Robichaud and Tinker say the committee thought it had a commitment to a Campobello ferry from Premier Blaine Higgs following a meeting last May. New Brunswick Southwest MP John Williamson tabled a petition in Parliament on October 6 signed by 711 people calling on the federal government to meet with Higgs to discuss funding for a ferry. Federal Transport Minister Grant Garneau responded that ferries are a provincial responsibility.
Green said in January that she would be willing to meet with Garneau to discuss federal funding for infrastructure, which Williamson said might be there, for a year round ferry but made no commitment to operating the proposed service. These talks do not seem to have gone far. "Discussions have taken place with the federal government, but at this point no permanent solution is being considered," Green wrote in the same e-mail explaining the extension to the private ferry's season.

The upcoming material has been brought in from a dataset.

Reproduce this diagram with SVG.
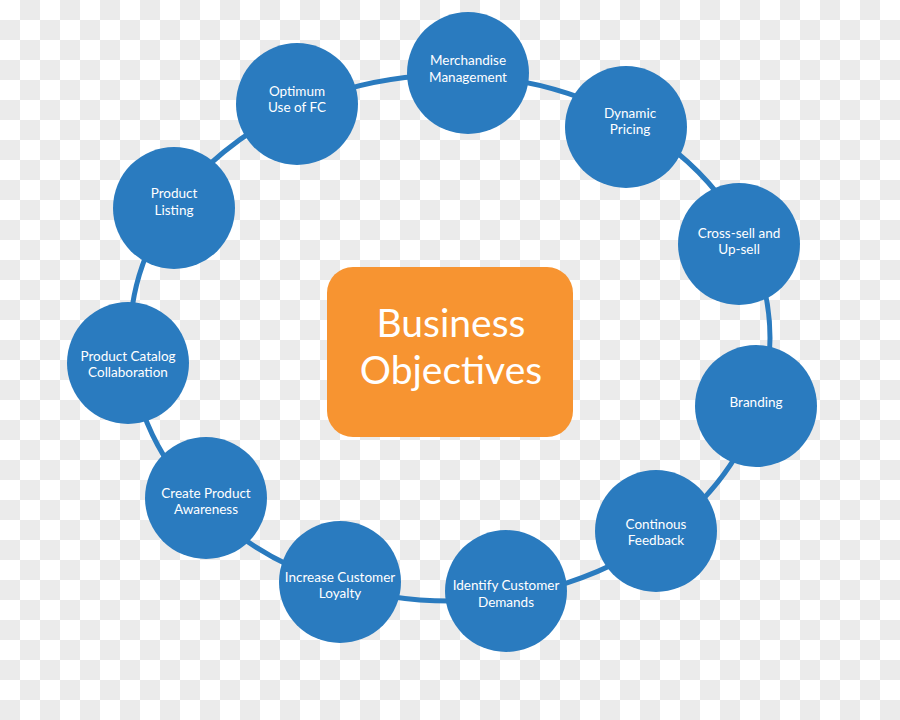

Tinker says the committee has heard nothing from Green. "We're proceeding as though we're getting ready to take steps judicially to make sure that the transportation rights and the same constitutional rights that every Canadian should have are upheld for islanders," he says. "We're in the preliminary stages; I mean, going to court's expensive, we're a bunch of volunteers, and, in our eyes, we've exhausted every avenue to get government to listen without judicial injunction or having to twist arms through the judicial system."
Robichaud, who has been down this road before, agrees. "We're still trying to get it politically before we go to court, but we're working on the court situation as plan b," he says. "It's a federal responsibility, and if the province is not doing what they should be doing, the feds are responsible for all Canadians." He adds, "Both governments should work together and make it happen."
The ferry committee commissioned a study in 2018 recommending a year round service from Campobello to Letete, using the same mainland terminal as the Deer Island ferries. This option would require only one new terminal, would avoid putting more traffic on Deer Island roads, and the East Coast Ferries summer ferry from Campobello Island to Deer Island could still operate.